Thank you for your feedback. Glad to hear that you are a fan of the tool !
There is no specific reason why we adopted this format except for the fact that we were treating these multi-base mutations similarly to indels, for which the VCF format indeed requires to add the preceding base. I agree with you that it would be more convenient to remove the leading base for those to simplify comparisons to other callers. We will add this feature request to the next release of the software.
I am a little be confused about the annotation problem that you list. Since the two representations give rise to the same final sequence, they should be identical for downstream analysis. Annotation software should be smart enough to utilize the actual sequence rather than just the genomic position. Although, the SIFT prediction software does not seem to do that in your case.
Hi @gnarzisi,
This is true, smarter software should be able to account for that. The situation described above occurred while using Ensembl's Variant Effect Predictor (VEP). It is surprising that this would occur given how long that software has been around.

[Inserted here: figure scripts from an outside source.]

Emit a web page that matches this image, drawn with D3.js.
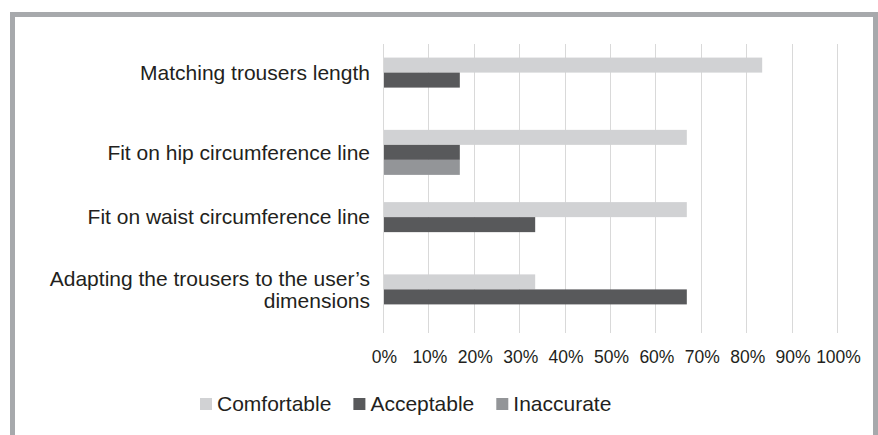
<!DOCTYPE html>
<html>
<head>
<meta charset="utf-8">
<script src="https://cdn.jsdelivr.net/npm/d3@7"></script>
<style>
  body { margin: 0; background: #fff; }
  text { font-family: "Liberation Sans", Arial, sans-serif; fill: #231f20; }
</style>
</head>
<body>
<svg id="chart" width="878" height="435"></svg>
<script>
// data
var categories = [
  "Matching trousers length",
  "Fit on hip circumference line",
  "Fit on waist circumference line",
  "Adapting the trousers to the user\u2019s dimensions"
];
var seriesNames = ["Comfortable", "Acceptable", "Inaccurate"];
var comfortable = [83.3, 66.7, 66.7, 33.3];
var acceptable  = [16.7, 16.7, 33.3, 66.7];
var inaccurate  = [0, 16.7, 0, 0];
var xTicks = [0, 10, 20, 30, 40, 50, 60, 70, 80, 90, 100];
var colors = ["#d1d2d4", "#58595b", "#939598"];

var rows = categories.map(function(c, i) {
  return {cat: c, values: [comfortable[i], acceptable[i], inaccurate[i]]};
});

var svg = d3.select("#chart");

// grey frame round the chart
svg.append("rect")
  .attr("x", 12.5).attr("y", 14.5)
  .attr("width", 863).attr("height", 440)
  .attr("fill", "none")
  .attr("stroke", "#a7a9ac")
  .attr("stroke-width", 5);

var plot = {left: 384, right: 838, top: 44, bottom: 333};

var x = d3.scaleLinear().domain([0, 100]).range([plot.left, plot.right]);
var y = d3.scaleBand().domain(categories).range([plot.top, plot.bottom])
          .paddingInner(0.377).paddingOuter(0.188);
var ySub = d3.scaleBand().domain(seriesNames).range([0, y.bandwidth()]);

// gridlines
svg.append("g")
  .selectAll("line")
  .data(xTicks)
  .enter()
  .append("line")
  .attr("x1", d => Math.round(x(d)) - 0.5)
  .attr("x2", d => Math.round(x(d)) - 0.5)
  .attr("y1", plot.top).attr("y2", plot.bottom)
  .attr("stroke", "#d9d9d9")
  .attr("stroke-width", 1);

// x axis labels
var xAxis = svg.append("g")
  .attr("transform", "translate(0," + plot.bottom + ")")
  .call(d3.axisBottom(x).tickValues(xTicks).tickFormat(d => d + "%").tickSize(0).tickPadding(18));
xAxis.select(".domain").remove();
xAxis.selectAll("text")
  .attr("font-size", "17.5px")
  .attr("font-family", "Liberation Sans, Arial, sans-serif")
  .attr("fill", "#231f20");

// bars
var groups = svg.append("g")
  .selectAll("g")
  .data(rows)
  .enter()
  .append("g")
  .attr("transform", d => "translate(0," + y(d.cat) + ")");

groups.selectAll("rect")
  .data(d => d.values.map((v, i) => ({name: seriesNames[i], value: v, i: i})))
  .enter()
  .append("rect")
  .attr("x", x(0))
  .attr("y", d => ySub(d.name))
  .attr("height", ySub.bandwidth())
  .attr("width", d => x(d.value) - x(0))
  .attr("fill", d => colors[d.i]);

// category labels, centred on the bars that are drawn
var labels = svg.append("g")
  .selectAll("text")
  .data(rows)
  .enter()
  .append("text")
  .attr("text-anchor", "end")
  .attr("font-size", "21px")
  .attr("transform", function(d) {
    var n = d.values.filter(v => v > 0).length;
    var cy = y(d.cat) + n * ySub.bandwidth() / 2;
    return "translate(370," + cy + ")";
  });

labels.each(function(d) {
  var t = d3.select(this);
  var parts = d.cat.length > 32 ? ["Adapting the trousers to the user\u2019s", "dimensions"] : [d.cat];
  parts.forEach(function(p, i) {
    t.append("tspan")
      .attr("x", 0)
      .attr("y", (i - (parts.length - 1) / 2) * 22)
      .attr("dy", "0.35em")
      .text(p);
  });
});

// legend
var legend = svg.append("g").attr("transform", "translate(200,404)");
var lx = 0;
seriesNames.forEach(function(name, i) {
  var g = legend.append("g").attr("transform", "translate(" + lx + ",0)");
  g.append("rect")
    .attr("x", 0).attr("y", -6)
    .attr("width", 12).attr("height", 12)
    .attr("fill", colors[i]);
  var t = g.append("text")
    .attr("x", 17)
    .attr("dy", "0.35em")
    .attr("font-size", "21px")
    .text(name);
  lx += 17 + t.node().getComputedTextLength() + 22;
});
</script>
</body>
</html>
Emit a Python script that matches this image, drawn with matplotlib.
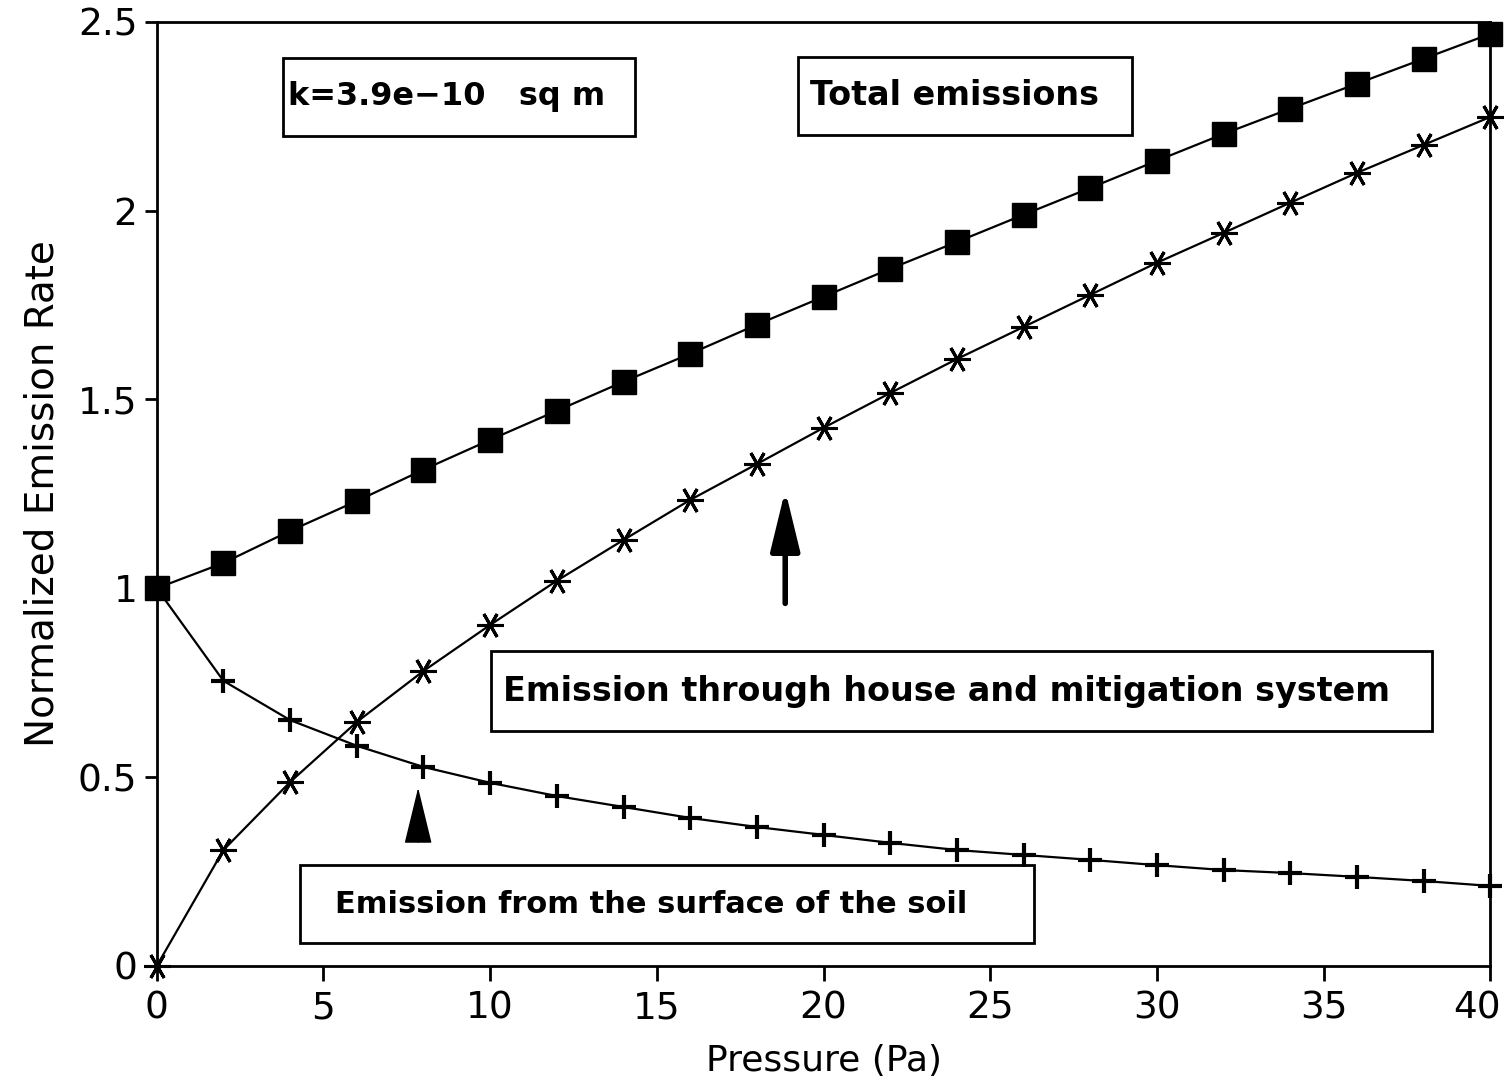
import matplotlib.pyplot as plt
import matplotlib.transforms as mtransforms
from matplotlib.patches import Rectangle

# pressure (Pa)
pressure = [0, 2, 4, 6, 8, 10, 12, 14, 16, 18, 20, 22, 24, 26, 28, 30, 32, 34, 36, 38, 40]

total = [1.00, 1.067, 1.152, 1.231, 1.314, 1.393, 1.470, 1.547, 1.621, 1.698, 1.772,
         1.846, 1.917, 1.989, 2.060, 2.132, 2.203, 2.270, 2.336, 2.402, 2.468]

house = [0.00, 0.307, 0.487, 0.646, 0.781, 0.903, 1.020, 1.128, 1.234, 1.329, 1.425,
         1.517, 1.607, 1.692, 1.777, 1.862, 1.941, 2.021, 2.100, 2.174, 2.248]

surface = [1.00, 0.755, 0.651, 0.583, 0.527, 0.485, 0.450, 0.421, 0.392, 0.368, 0.347,
           0.326, 0.307, 0.294, 0.281, 0.267, 0.254, 0.246, 0.236, 0.225, 0.212]

xticks = [0, 5, 10, 15, 20, 25, 30, 35, 40]
yticks = [0, 0.5, 1, 1.5, 2, 2.5]
ytick_labels = ["0", "0.5", "1", "1.5", "2", "2.5"]

fig = plt.figure(figsize=(15.07, 10.86), dpi=100)
ax = fig.add_axes([0.104, 0.1105, 0.885, 0.8695])

ax.plot(pressure, total, color="black", lw=1.6, marker="s", ms=17,
        mfc="black", mec="black", clip_on=False, zorder=3)
ax.plot(pressure, house, color="black", lw=1.6, marker=(6, 2, 90), ms=19,
        mew=2.2, clip_on=False, zorder=3)
ax.plot(pressure, surface, color="black", lw=1.6, marker="+", ms=17,
        mew=3, clip_on=False, zorder=3)

ax.set_xlim(0, 40)
ax.set_ylim(0, 2.5)
ax.set_xticks(xticks, [str(t) for t in xticks], fontsize=27)
ax.set_yticks(yticks, ytick_labels, fontsize=27)
ax.tick_params(axis="x", direction="out", length=11, width=2, pad=7)
ax.tick_params(axis="y", direction="out", length=9, width=2, pad=5)
for sp in ax.spines.values():
    sp.set_linewidth(2)

# last x label pulled in a little so it stays on the page
last = ax.get_xticklabels()[-1]
last.set_transform(last.get_transform() +
                   mtransforms.ScaledTranslation(-0.13, 0, fig.dpi_scale_trans))

ax.set_xlabel("Pressure (Pa)", fontsize=26, labelpad=12)
ax.set_ylabel("Normalized Emission Rate", fontsize=28, labelpad=12)

# text boxes
boxes = [
    ((3.78, 2.198), 10.56, 0.207, "k=3.9e\u221210   sq m", 3.95, 23),
    ((19.24, 2.201), 10.02, 0.206, "Total emissions", 19.6, 24),
    ((10.02, 0.622), 28.24, 0.212, "Emission through house and mitigation system", 10.4, 24),
    ((4.29, 0.061), 22.03, 0.206, "Emission from the surface of the soil", 5.35, 22),
]
for (x0, y0), w, h, txt, tx, fs in boxes:
    ax.add_patch(Rectangle((x0, y0), w, h, fill=False, ec="black", lw=2, zorder=4))
    ax.text(tx, y0 + h / 2, txt, ha="left", va="center", fontsize=fs,
            fontweight="bold", zorder=5)

# arrows
ax.annotate("", xy=(18.85, 1.26), xytext=(18.85, 0.96),
            arrowprops=dict(arrowstyle="-|>,head_length=3.7,head_width=0.9",
                            mutation_scale=10, color="black", lw=4,
                            shrinkA=0, shrinkB=0))
ax.annotate("", xy=(7.84, 0.472), xytext=(7.84, 0.328),
            arrowprops=dict(arrowstyle="-|>,head_length=3.7,head_width=0.9",
                            mutation_scale=10, color="black", lw=1,
                            shrinkA=0, shrinkB=0))

fig.savefig("out.png", dpi=100)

The good news is that, while going through my consensus calling process, the indel normalization step ends up treating those mnps, like indels, and when left-aligned, that leading base is removed. I suppose then we could consider this more of a bug for VEP software, and perhaps as an individual user, a warning not to blindly use the chromosome positions. Your logic makes sense and I suspected as much given that mnps are pretty much same-length insertions, so the same mechanism is probably employed. Maybe just a note in the docs/README would be good enough? Thanks for your response!
Update: I missed that comment that you were planning on implementing my suggestion next release. Sounds good! Feel free to close this issue, or close it when the update is made. Thanks again!
Glad to hear that it was an easy fix for you. Closing the ticket but feel free to re-open if needed.